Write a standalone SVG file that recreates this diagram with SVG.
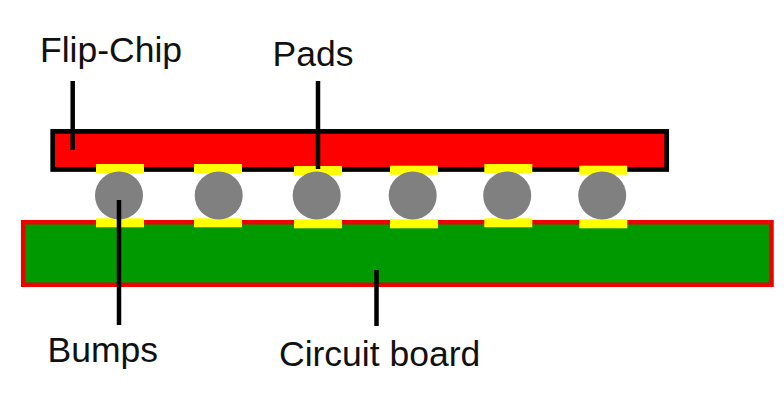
<svg xmlns="http://www.w3.org/2000/svg" width="784" height="401" viewBox="0 0 784 401">
<style>
.label{font-family:"Liberation Sans",Arial,sans-serif;font-size:35.5px;fill:#111}
.pad{fill:#ffff00}
.bump{fill:#808080}
.lead{stroke:#000;stroke-width:4.5;fill:none}
</style>
<rect width="784" height="401" fill="#fff"/>
<g id="circuit-board"><rect x="23.2" y="222.2" width="748.3" height="62.6" fill="#009900" stroke="#ee0000" stroke-width="4.5"/></g>
<g id="flip-chip"><rect x="52.7" y="131.4" width="614" height="38.1" fill="#ff0000" stroke="#000" stroke-width="4.7"/></g>
<g id="pads">
<rect class="pad" x="96" y="164" width="48" height="9"/>
<rect class="pad" x="194" y="164" width="48" height="9"/>
<rect class="pad" x="294" y="166" width="48" height="9"/>
<rect class="pad" x="390" y="165.7" width="48" height="9"/>
<rect class="pad" x="484.3" y="164" width="48" height="9"/>
<rect class="pad" x="579.3" y="165.7" width="48" height="9"/>
<rect class="pad" x="96" y="218.3" width="48" height="9"/>
<rect class="pad" x="194" y="218.3" width="48" height="9"/>
<rect class="pad" x="294" y="219.3" width="48" height="9"/>
<rect class="pad" x="390" y="219.3" width="48" height="9"/>
<rect class="pad" x="484.3" y="218.3" width="48" height="9"/>
<rect class="pad" x="579.3" y="219.3" width="48" height="9"/>
</g>
<g id="bumps">
<circle class="bump" cx="119" cy="195.5" r="24"/>
<circle class="bump" cx="218.7" cy="195.5" r="24"/>
<circle class="bump" cx="316.7" cy="195.5" r="24"/>
<circle class="bump" cx="412.7" cy="195.5" r="24"/>
<circle class="bump" cx="507.2" cy="195.5" r="24"/>
<circle class="bump" cx="602.2" cy="195.5" r="24"/>
</g>
<g id="connectors">
<line class="lead" x1="72.7" y1="81" x2="72.7" y2="150"/>
<line class="lead" x1="318" y1="81" x2="318" y2="169"/>
<line class="lead" x1="119" y1="200" x2="119" y2="325"/>
<line class="lead" x1="376.5" y1="270" x2="376.5" y2="326"/>
</g>
<g id="labels">
<text class="label" x="40" y="62">Flip-Chip</text>
<text class="label" x="272.5" y="66">Pads</text>
<text class="label" x="47.5" y="362">Bumps</text>
<text class="label" x="279" y="366">Circuit board</text>
</g>
</svg>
####################
Repeat the data exactly, excluding the pictures.

Write a standalone SVG file that recreates this diagram with SVG.
<svg xmlns="http://www.w3.org/2000/svg" width="784" height="401" viewBox="0 0 784 401">
<style>
.label{font-family:"Liberation Sans",Arial,sans-serif;font-size:35.5px;fill:#111}
.pad{fill:#ffff00}
.bump{fill:#808080}
.lead{stroke:#000;stroke-width:4.5;fill:none}
</style>
<rect width="784" height="401" fill="#fff"/>
<g id="circuit-board"><rect x="23.2" y="222.2" width="748.3" height="62.6" fill="#009900" stroke="#ee0000" stroke-width="4.5"/></g>
<g id="flip-chip"><rect x="52.7" y="131.4" width="614" height="38.1" fill="#ff0000" stroke="#000" stroke-width="4.7"/></g>
<g id="pads">
<rect class="pad" x="96" y="164" width="48" height="9"/>
<rect class="pad" x="194" y="164" width="48" height="9"/>
<rect class="pad" x="294" y="166" width="48" height="9"/>
<rect class="pad" x="390" y="165.7" width="48" height="9"/>
<rect class="pad" x="484.3" y="164" width="48" height="9"/>
<rect class="pad" x="579.3" y="165.7" width="48" height="9"/>
<rect class="pad" x="96" y="218.3" width="48" height="9"/>
<rect class="pad" x="194" y="218.3" width="48" height="9"/>
<rect class="pad" x="294" y="219.3" width="48" height="9"/>
<rect class="pad" x="390" y="219.3" width="48" height="9"/>
<rect class="pad" x="484.3" y="218.3" width="48" height="9"/>
<rect class="pad" x="579.3" y="219.3" width="48" height="9"/>
</g>
<g id="bumps">
<circle class="bump" cx="119" cy="195.5" r="24"/>
<circle class="bump" cx="218.7" cy="195.5" r="24"/>
<circle class="bump" cx="316.7" cy="195.5" r="24"/>
<circle class="bump" cx="412.7" cy="195.5" r="24"/>
<circle class="bump" cx="507.2" cy="195.5" r="24"/>
<circle class="bump" cx="602.2" cy="195.5" r="24"/>
</g>
<g id="connectors">
<line class="lead" x1="72.7" y1="81" x2="72.7" y2="150"/>
<line class="lead" x1="318" y1="81" x2="318" y2="169"/>
<line class="lead" x1="119" y1="200" x2="119" y2="325"/>
<line class="lead" x1="376.5" y1="270" x2="376.5" y2="326"/>
</g>
<g id="labels">
<text class="label" x="40" y="62">Flip-Chip</text>
<text class="label" x="272.5" y="66">Pads</text>
<text class="label" x="47.5" y="362">Bumps</text>
<text class="label" x="279" y="366">Circuit board</text>
</g>
</svg>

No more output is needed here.